---------- Recorded information
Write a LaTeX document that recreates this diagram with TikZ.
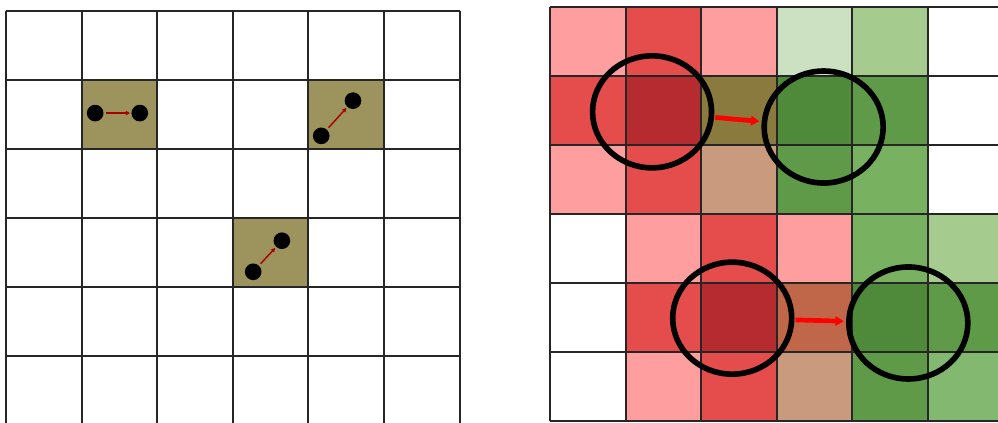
\documentclass[tikz,border=0pt]{standalone}
\usetikzlibrary{shapes.geometric,arrows.meta}

\definecolor{olv}{RGB}{156,148,92}
\definecolor{olvdark}{RGB}{138,122,62}
\definecolor{pinkc}{RGB}{255,158,158}
\definecolor{redc}{RGB}{229,76,76}
\definecolor{dredc}{RGB}{181,43,47}
\definecolor{tanc}{RGB}{201,154,125}
\definecolor{rustc}{RGB}{192,103,74}
\definecolor{lgreen}{RGB}{204,224,194}
\definecolor{mgreen}{RGB}{166,203,142}
\definecolor{dgreen}{RGB}{79,138,58}
\definecolor{greenb}{RGB}{95,154,72}
\definecolor{greenc}{RGB}{120,177,96}
\definecolor{greend}{RGB}{130,184,112}

\tikzset{
  gridline/.style={step=1,black!85,line width=1.7pt},
  dot/.style={circle,fill=black,inner sep=0,minimum size=0.5cm},
  pairarrow/.style={-{Triangle[length=3.5pt,width=3.5pt]},red!65!black,line width=1.2pt,shorten <=2pt,shorten >=1pt},
  ring/.style={ellipse,draw=black,line width=4.8pt,inner sep=0,minimum width=3.57cm,minimum height=3.36cm},
  shiftarrow/.style={-{Triangle[length=7pt,width=8pt]},red,line width=4pt,shorten <=1pt,shorten >=2pt}
}

\begin{document}
\begin{tikzpicture}[x=2.268cm,y=2.07cm]
  \useasboundingbox (0,0) rectangle (13.201,6.130);
  \clip (0,0) rectangle (13.201,6.130);
  \fill[white] (0,0) rectangle (13.201,6.130);

  % left: point pairs
  \begin{scope}[shift={(0.079,-0.029)}]
    \foreach \x/\y in {1/4,4/4,3/2}
      \fill[olv] (\x,\y) rectangle ++(1,1);
    \draw[gridline] (0,0) grid (6,6);

    \node[dot] (a1) at (1.18,4.52) {};
    \node[dot] (a2) at (1.77,4.52) {};
    \node[dot] (b1) at (4.17,4.19) {};
    \node[dot] (b2) at (4.59,4.70) {};
    \node[dot] (c1) at (3.27,2.22) {};
    \node[dot] (c2) at (3.65,2.67) {};
    \draw[pairarrow] (a1) -- (a2);
    \draw[pairarrow] (b1) -- (b2);
    \draw[pairarrow] (c1) -- (c2);
  \end{scope}

  % right: smoothed cells and matched regions
  \begin{scope}[shift={(7.275,0.029)}]
    \foreach \x/\y/\c in {0/5/pinkc,1/5/redc,2/5/pinkc,3/5/lgreen,4/5/mgreen,
                          0/4/redc,1/4/dredc,2/4/olvdark,3/4/dgreen,4/4/greenb,
                          0/3/pinkc,1/3/redc,2/3/tanc,3/3/greenb,4/3/greenc,
                          1/2/pinkc,2/2/redc,3/2/pinkc,4/2/greenc,5/2/mgreen,
                          1/1/redc,2/1/dredc,3/1/rustc,4/1/dgreen,5/1/greenb,
                          1/0/pinkc,2/0/redc,3/0/tanc,4/0/greenb,5/0/greend}
      \fill[\c] (\x,\y) rectangle ++(1,1);
    \draw[gridline] (0,0) grid (6,6);

    \node[ring] (p1) at (1.35,4.48) {};
    \node[ring] (q1) at (3.62,4.26) {};
    \node[ring] (p2) at (2.41,1.49) {};
    \node[ring] (q2) at (4.74,1.42) {};
    \draw[shiftarrow] (p1) -- (q1);
    \draw[shiftarrow] (p2) -- (q2);
  \end{scope}
\end{tikzpicture}
\end{document}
--------------------
- Short exercise: Return the whole listing, word for word, and leave out every picture.

- Solution:
Write a LaTeX document that recreates this diagram with TikZ.
\documentclass[tikz,border=0pt]{standalone}
\usetikzlibrary{shapes.geometric,arrows.meta}

\definecolor{olv}{RGB}{156,148,92}
\definecolor{olvdark}{RGB}{138,122,62}
\definecolor{pinkc}{RGB}{255,158,158}
\definecolor{redc}{RGB}{229,76,76}
\definecolor{dredc}{RGB}{181,43,47}
\definecolor{tanc}{RGB}{201,154,125}
\definecolor{rustc}{RGB}{192,103,74}
\definecolor{lgreen}{RGB}{204,224,194}
\definecolor{mgreen}{RGB}{166,203,142}
\definecolor{dgreen}{RGB}{79,138,58}
\definecolor{greenb}{RGB}{95,154,72}
\definecolor{greenc}{RGB}{120,177,96}
\definecolor{greend}{RGB}{130,184,112}

\tikzset{
  gridline/.style={step=1,black!85,line width=1.7pt},
  dot/.style={circle,fill=black,inner sep=0,minimum size=0.5cm},
  pairarrow/.style={-{Triangle[length=3.5pt,width=3.5pt]},red!65!black,line width=1.2pt,shorten <=2pt,shorten >=1pt},
  ring/.style={ellipse,draw=black,line width=4.8pt,inner sep=0,minimum width=3.57cm,minimum height=3.36cm},
  shiftarrow/.style={-{Triangle[length=7pt,width=8pt]},red,line width=4pt,shorten <=1pt,shorten >=2pt}
}

\begin{document}
\begin{tikzpicture}[x=2.268cm,y=2.07cm]
  \useasboundingbox (0,0) rectangle (13.201,6.130);
  \clip (0,0) rectangle (13.201,6.130);
  \fill[white] (0,0) rectangle (13.201,6.130);

  % left: point pairs
  \begin{scope}[shift={(0.079,-0.029)}]
    \foreach \x/\y in {1/4,4/4,3/2}
      \fill[olv] (\x,\y) rectangle ++(1,1);
    \draw[gridline] (0,0) grid (6,6);

    \node[dot] (a1) at (1.18,4.52) {};
    \node[dot] (a2) at (1.77,4.52) {};
    \node[dot] (b1) at (4.17,4.19) {};
    \node[dot] (b2) at (4.59,4.70) {};
    \node[dot] (c1) at (3.27,2.22) {};
    \node[dot] (c2) at (3.65,2.67) {};
    \draw[pairarrow] (a1) -- (a2);
    \draw[pairarrow] (b1) -- (b2);
    \draw[pairarrow] (c1) -- (c2);
  \end{scope}

  % right: smoothed cells and matched regions
  \begin{scope}[shift={(7.275,0.029)}]
    \foreach \x/\y/\c in {0/5/pinkc,1/5/redc,2/5/pinkc,3/5/lgreen,4/5/mgreen,
                          0/4/redc,1/4/dredc,2/4/olvdark,3/4/dgreen,4/4/greenb,
                          0/3/pinkc,1/3/redc,2/3/tanc,3/3/greenb,4/3/greenc,
                          1/2/pinkc,2/2/redc,3/2/pinkc,4/2/greenc,5/2/mgreen,
                          1/1/redc,2/1/dredc,3/1/rustc,4/1/dgreen,5/1/greenb,
                          1/0/pinkc,2/0/redc,3/0/tanc,4/0/greenb,5/0/greend}
      \fill[\c] (\x,\y) rectangle ++(1,1);
    \draw[gridline] (0,0) grid (6,6);

    \node[ring] (p1) at (1.35,4.48) {};
    \node[ring] (q1) at (3.62,4.26) {};
    \node[ring] (p2) at (2.41,1.49) {};
    \node[ring] (q2) at (4.74,1.42) {};
    \draw[shiftarrow] (p1) -- (q1);
    \draw[shiftarrow] (p2) -- (q2);
  \end{scope}
\end{tikzpicture}
\end{document}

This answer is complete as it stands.